Estávamos em 1973 e eu era servente de pedreiro em Leiria. Naquele momento estava a dar serventia a dois estucadores, um velho, pelos meus padrões da época, outro um jovem da Prisão-Escola, que por bom comportamento estava autorizado a trabalhar fora. Tudo corria bem até que entrou o encarregado. O jovem presidiário, como se tivesse o diabo no corpo, deu em atirar loucamente massa para o tecto, alisá-la velozmente, máquina de estucar de 20 anos a querer impressionar o encarregado. O "velho" continuou no seu ritmo, sempre certo, calmo. E o encarregado, que fora carpinteiro antes de passar a costa direita:
-- Ó F, está a ver como é que se faz? -- apontando o bom exemplo, encarcerado por assalto violento à mão armada a casal de octogenários.
O estucador zangou-se. O que contava era o trabalho feito no final do dia, quantidade, mas sobretudo qualidade.
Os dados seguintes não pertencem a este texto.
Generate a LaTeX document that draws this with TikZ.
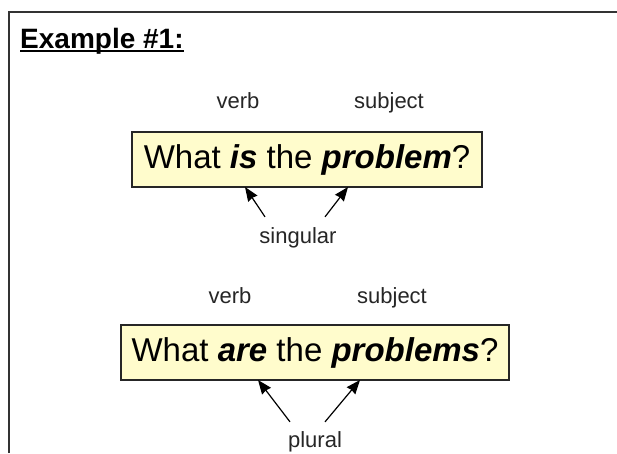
\documentclass[tikz,border=0pt]{standalone}
\usepackage{fontspec}
\setmainfont{Liberation Sans}
\usetikzlibrary{arrows.meta}

\begin{document}
\begin{tikzpicture}[x=1pt,y=-1pt,>={Stealth[length=14pt,width=11pt,inset=1pt]},
  sentence/.style={draw=black!85,line width=1.6pt,fill=yellow!20,minimum height=55pt,inner sep=0pt,font=\fontsize{33}{33}\selectfont},
  wordtag/.style={anchor=base,inner sep=0pt,text=black!85,font=\fontsize{22}{22}\selectfont},
  pointer/.style={->,line width=1.2pt}]
\useasboundingbox (0,0) rectangle (617,453);
\fill[white] (0,0) rectangle (617,453);
\draw[black!80,line width=2.6pt] (9,453) -- (9,12) -- (617,12);
% title
\node[anchor=base west,inner sep=0pt,font=\fontsize{28}{28}\selectfont\bfseries] (title) at (20,48) {Example \#1:};
\draw[line width=2.2pt] ([yshift=-3pt]title.base west) -- ([yshift=-3pt]title.base east);
% singular
\node[wordtag] (verbA) at (238,108) {verb};
\node[wordtag] (subjA) at (389,108) {subject};
\node[sentence,minimum width=350pt] (qA) at (307,159.5) {What \textbf{\textit{is}} the \textbf{\textit{problem}}?};
\coordinate (isA) at (245,187);
\coordinate (probA) at (348,187);
\node[wordtag] (singA) at (298,243) {singular};
\draw[pointer] ([xshift=-33pt,yshift=10pt]singA.north) -- (isA);
\draw[pointer] ([xshift=27pt,yshift=10pt]singA.north) -- (probA);
% plural
\node[wordtag] (verbB) at (230,303) {verb};
\node[wordtag] (subjB) at (392,303) {subject};
\node[sentence,minimum width=388pt] (qB) at (315,352.5) {What \textbf{\textit{are}} the \textbf{\textit{problems}}?};
\coordinate (areB) at (258,380);
\coordinate (probB) at (360,380);
\node[wordtag] (plurB) at (315,447) {plural};
\draw[pointer] ([xshift=-25pt,yshift=9pt]plurB.north) -- (areB);
\draw[pointer] ([xshift=10pt,yshift=9pt]plurB.north) -- (probB);
\end{tikzpicture}
\end{document}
O encarregado enfureceu-se, a conversa subiu de tom, ambos exaltados, enquanto o jovem presidiário, com a força da idade, estucava como se com ele nada fosse.
E o mais velho: -- O quê? Então é isso? A chaminé ainda fuma e a despensa tem batatas.
Arrumou a trouxa e foi-se embora, naquele tempo em que não havia subsídio de desemprego.